Today is a lovely day, sunny and warm; however, it’s a teaser. Tomorrow will be in the 50’s and tomorrow night in the 40’s. I figure days and nights so cold this time of year are just promos getting us ready for what’s to come. In a few months, the 50’s will seem a heat wave.

I bought a zombie. He is crawling out of the hearth, and when he senses movement, his eyes turn red and he makes horrific noises. The first couple of days after his arrival I jumped when I noticed him out of the corner of my eye, but now he and I are on good terms. Yesterday he was joined by the mummy’s hand and a bat. The hand moves.

I have boxes of Halloween decorations which I’ll bring up this week to turn my house into a monster fest.

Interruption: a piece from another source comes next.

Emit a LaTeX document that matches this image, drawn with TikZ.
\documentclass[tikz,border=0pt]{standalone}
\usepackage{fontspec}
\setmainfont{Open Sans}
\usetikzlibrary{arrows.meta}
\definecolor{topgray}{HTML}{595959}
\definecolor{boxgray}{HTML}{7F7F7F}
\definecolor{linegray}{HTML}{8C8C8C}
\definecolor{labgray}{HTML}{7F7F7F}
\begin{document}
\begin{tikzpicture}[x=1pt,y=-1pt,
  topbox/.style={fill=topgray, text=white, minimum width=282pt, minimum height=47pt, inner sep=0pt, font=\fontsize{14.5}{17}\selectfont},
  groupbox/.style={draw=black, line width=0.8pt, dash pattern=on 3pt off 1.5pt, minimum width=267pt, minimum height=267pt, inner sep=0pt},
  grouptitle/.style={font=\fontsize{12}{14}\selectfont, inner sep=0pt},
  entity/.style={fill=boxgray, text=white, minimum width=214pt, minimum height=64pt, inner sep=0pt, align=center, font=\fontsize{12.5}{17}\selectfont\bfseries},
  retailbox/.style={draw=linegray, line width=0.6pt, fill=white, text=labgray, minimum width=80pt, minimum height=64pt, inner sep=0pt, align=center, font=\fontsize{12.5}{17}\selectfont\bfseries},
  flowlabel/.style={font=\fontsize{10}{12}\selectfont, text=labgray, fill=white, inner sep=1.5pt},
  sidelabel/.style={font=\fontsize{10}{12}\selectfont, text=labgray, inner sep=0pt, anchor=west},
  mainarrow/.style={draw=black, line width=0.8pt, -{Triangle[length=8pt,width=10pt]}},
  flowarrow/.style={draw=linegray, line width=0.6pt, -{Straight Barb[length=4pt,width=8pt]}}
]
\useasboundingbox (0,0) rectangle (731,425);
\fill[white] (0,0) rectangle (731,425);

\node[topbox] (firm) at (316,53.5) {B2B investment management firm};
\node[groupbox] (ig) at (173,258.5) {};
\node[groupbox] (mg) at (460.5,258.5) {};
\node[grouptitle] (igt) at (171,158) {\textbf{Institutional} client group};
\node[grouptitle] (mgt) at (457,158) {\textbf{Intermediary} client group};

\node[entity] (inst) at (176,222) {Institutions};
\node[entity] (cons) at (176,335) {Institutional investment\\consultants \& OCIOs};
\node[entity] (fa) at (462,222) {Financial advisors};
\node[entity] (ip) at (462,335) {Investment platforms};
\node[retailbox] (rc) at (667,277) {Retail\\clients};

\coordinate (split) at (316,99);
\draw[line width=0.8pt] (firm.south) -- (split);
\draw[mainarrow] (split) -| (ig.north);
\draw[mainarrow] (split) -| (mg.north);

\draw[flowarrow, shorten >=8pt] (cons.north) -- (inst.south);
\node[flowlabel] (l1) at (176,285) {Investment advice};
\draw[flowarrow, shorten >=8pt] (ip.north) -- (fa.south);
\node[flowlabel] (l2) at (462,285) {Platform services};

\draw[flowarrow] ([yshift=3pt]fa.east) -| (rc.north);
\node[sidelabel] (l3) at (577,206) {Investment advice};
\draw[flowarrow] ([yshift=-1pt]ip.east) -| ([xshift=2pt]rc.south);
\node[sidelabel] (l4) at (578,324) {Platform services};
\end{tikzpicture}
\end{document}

My favorites are the rats, the disgusting rats, and they always have a prominent spot in my living room. When I was a little kid, it was witches and ghosts which haunted my Halloweens, but now it’s rats, giant crows and zombies.

I was never an easily scared kid mostly because I didn’t believe in monsters under the bed or ghosts, but strange noises in the dark of night gave me pause. I’d hear the wind blowing the leaves on a bush, and my imagination would take hold, and I’d conjured the man with the hook, the one my father told me about, the one who stayed with me for years. He could have been real. I knew ghosts weren’t, but a man with a hook for a hand could have been.

I remember calling out to the sound, “Hello, anyone there?” and I remember hoping with every fiber of my being that no one was there. I don’t know what I would have done if I ever got an answer. Besides, what would he say? “Yes, hello, I’m here. It’s me, the man with the hook, and I’m coming after you.”